Generally intended for children's rooms or nurseries, a sound machine with a projector may have the ability to project light, stars, or other shapes onto the ceiling or wall of the bedroom.

Remote Control

Most useful if you are running the device in a baby's room, a remote control lets you operate the sound machine from a distance.


The majority of sound machines cost between $20 and $50, but some fancier models can cost as much as $100.


Consistency Is Key to a Good Night's Sleep

You'll sleep better if you stick to a consistent bedtime and wakeup time, even on the weekends.

Sound Machine FAQ

Q. Could I use a sound machine in my baby's room?
A. Yes. In fact, many sound machines are marketed toward parents hoping to keep their little ones sleeping through the night. These machines usually have a choice of nature sounds, but many also include baby-centric tones such as a heartbeat and gentle lullabies.

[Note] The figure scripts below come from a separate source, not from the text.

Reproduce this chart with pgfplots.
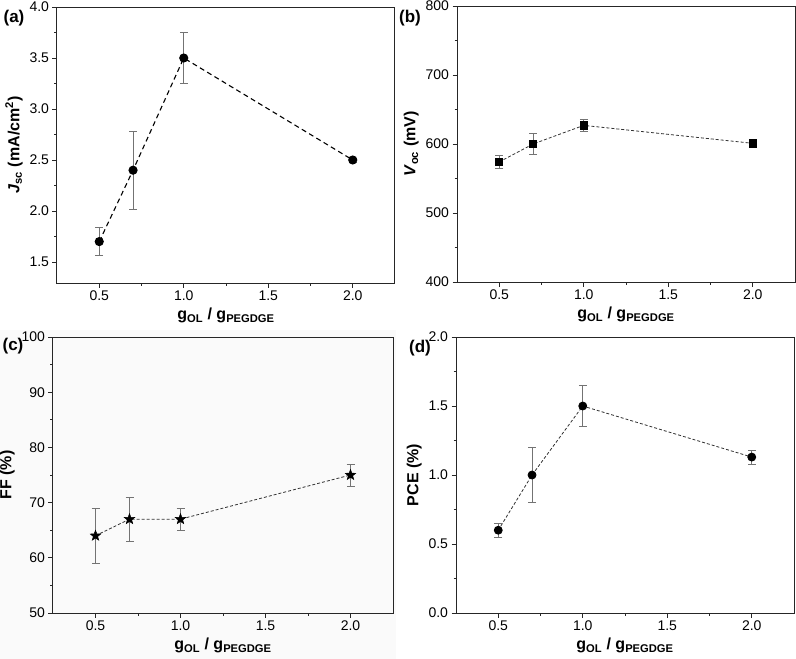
\documentclass[border=0pt]{standalone}
\usepackage{fontspec}
\setmainfont{Liberation Sans}
\usepackage{pgfplots}
\pgfplotsset{compat=1.18}
\pgfdeclareplotmark{fstar}{%
 \pgfpathmoveto{\pgfpointpolar{90}{\pgfplotmarksize}}%
 \pgfpathlineto{\pgfpointpolar{126}{0.42\pgfplotmarksize}}%
 \pgfpathlineto{\pgfpointpolar{162}{\pgfplotmarksize}}%
 \pgfpathlineto{\pgfpointpolar{198}{0.42\pgfplotmarksize}}%
 \pgfpathlineto{\pgfpointpolar{234}{\pgfplotmarksize}}%
 \pgfpathlineto{\pgfpointpolar{270}{0.42\pgfplotmarksize}}%
 \pgfpathlineto{\pgfpointpolar{306}{\pgfplotmarksize}}%
 \pgfpathlineto{\pgfpointpolar{342}{0.42\pgfplotmarksize}}%
 \pgfpathlineto{\pgfpointpolar{18}{\pgfplotmarksize}}%
 \pgfpathlineto{\pgfpointpolar{54}{0.42\pgfplotmarksize}}%
 \pgfpathclose\pgfusepathqfillstroke}
\pgfplotsset{
 panel/.style={
  scale only axis, width=338pt, height=276pt, anchor=south west,
  axis line style={line width=1pt, black!85},
  tick style={black!85, line width=0.8pt},
  tick align=outside, xtick pos=bottom, ytick pos=left,
  major tick length=4.5pt, minor tick length=2.5pt,
  minor tick num=1,
  xmin=0.25, xmax=2.25, xtick={0.5,1,1.5,2},
  /pgf/number format/assume math mode=true,
  ticklabel style={font=\fontsize{14}{14}\selectfont},
  xticklabel style={/pgf/number format/fixed, /pgf/number format/fixed zerofill, /pgf/number format/precision=1},
  label style={font=\fontsize{16}{18}\selectfont\bfseries},
  xlabel={g\textsubscript{OL} / g\textsubscript{PEGDGE}},
 },
 ebars/.style={error bars/.cd, y dir=both, y explicit,
  error bar style={black!55, line width=0.8pt, solid},
  error mark options={rotate=90, black!55, mark size=4pt, line width=0.8pt, solid}},
}
\begin{document}
\begin{tikzpicture}
\useasboundingbox (0,0) rectangle (796pt,-659pt);
\fill[black!2] (0,-330pt) rectangle (396pt,-659pt);
% (a)
\begin{axis}[panel, at={(57pt,-283pt)},
  ymin=1.294, ymax=4.0, ytick={1.5,2,...,4},
  yticklabel style={/pgf/number format/fixed, /pgf/number format/fixed zerofill, /pgf/number format/precision=1},
  ylabel={\textit{J}\textsubscript{sc} (mA/cm\textsuperscript{2})}]
\addplot[black, dash pattern=on 5pt off 3.5pt, line width=1.1pt, mark=*, mark size=4pt, mark options={solid}, ebars]
 table[x=x, y=y, y error=e, row sep=\\] {x y e\\ 0.5 1.70 0.14\\ 0.7 2.40 0.38\\ 1.0 3.50 0.25\\ 2.0 2.50 0.02\\};
\end{axis}
% (b)
\begin{axis}[panel, at={(457pt,-282pt)},
  ymin=400, ymax=800, ytick={400,500,...,800},
  ylabel={\textit{V}\textsubscript{oc} (mV)}]
\addplot[black!80, densely dashed, line width=0.8pt, mark=square*, mark size=3.6pt, mark options={solid, black}, ebars]
 table[x=x, y=y, y error=e, row sep=\\] {x y e\\ 0.5 574 10\\ 0.7 600 15\\ 1.0 627 9\\ 2.0 601 5\\};
\end{axis}
% (c)
\begin{axis}[panel, at={(53pt,-613pt)}, width=340pt,
  ymin=50, ymax=100, ytick={50,60,...,100},
  ylabel={FF (\%)}]
\addplot[black!80, densely dashed, line width=0.8pt, mark=fstar, mark size=5.5pt, mark options={solid, black, fill=black, line width=0.5pt}, ebars]
 table[x=x, y=y, y error=e, row sep=\\] {x y e\\ 0.5 64 5\\ 0.7 67 4\\ 1.0 67 2\\ 2.0 75 2\\};
\end{axis}
% (d)
\begin{axis}[panel, at={(456pt,-613pt)},
  ymin=0, ymax=2, ytick={0,0.5,...,2},
  yticklabel style={/pgf/number format/fixed, /pgf/number format/fixed zerofill, /pgf/number format/precision=1},
  ylabel={PCE (\%)}]
\addplot[black!80, densely dashed, line width=0.8pt, mark=*, mark size=4pt, mark options={solid, black}, ebars]
 table[x=x, y=y, y error=e, row sep=\\] {x y e\\ 0.5 0.60 0.05\\ 0.7 1.00 0.20\\ 1.0 1.50 0.15\\ 2.0 1.13 0.05\\};
\end{axis}
\node[font=\fontsize{17}{17}\selectfont\bfseries] at (14pt,-18pt) {(a)};
\node[font=\fontsize{17}{17}\selectfont\bfseries] at (410pt,-18pt) {(b)};
\node[font=\fontsize{17}{17}\selectfont\bfseries] at (13pt,-346pt) {(c)};
\node[font=\fontsize{17}{17}\selectfont\bfseries] at (420pt,-348pt) {(d)};
\end{tikzpicture}
\end{document}
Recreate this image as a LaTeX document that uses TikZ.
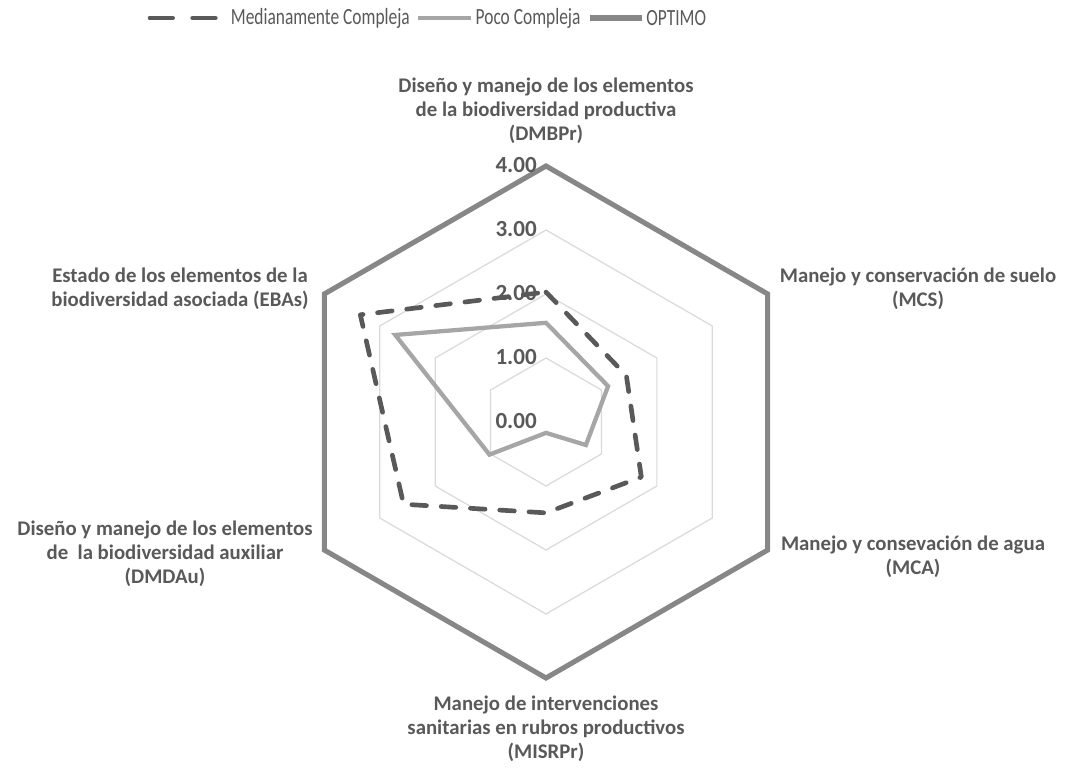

Q. Can I program my sound machine to turn off after a certain period of time, or must I let it run all night?
A. If you don't want your sound machine to run all night, opt for one with a timer. The timer will prompt the sound machine to shut itself off after a preset amount of time.

Q. I work the night shift, and I have a tough time sleeping during the day. Could a sound machine help?
A. Yes, a sound machine may help you gain better sleep during a time of day when most other people are awake. But because your situation is unique, you may wish to consider an adaptive sound machine. This type of machine self-adjusts its volume up or down as needed to mask outside noise. While such a "smart" feature probably isn't necessary for most people, you may find it incredibly useful as a person who needs to sleep during daylight hours.

If your bed partner doesn't want to hear your sound machine, be sure to buy one with a headphone jack. That way, you can listen to your white, pink, or brown noise without disturbing him or her.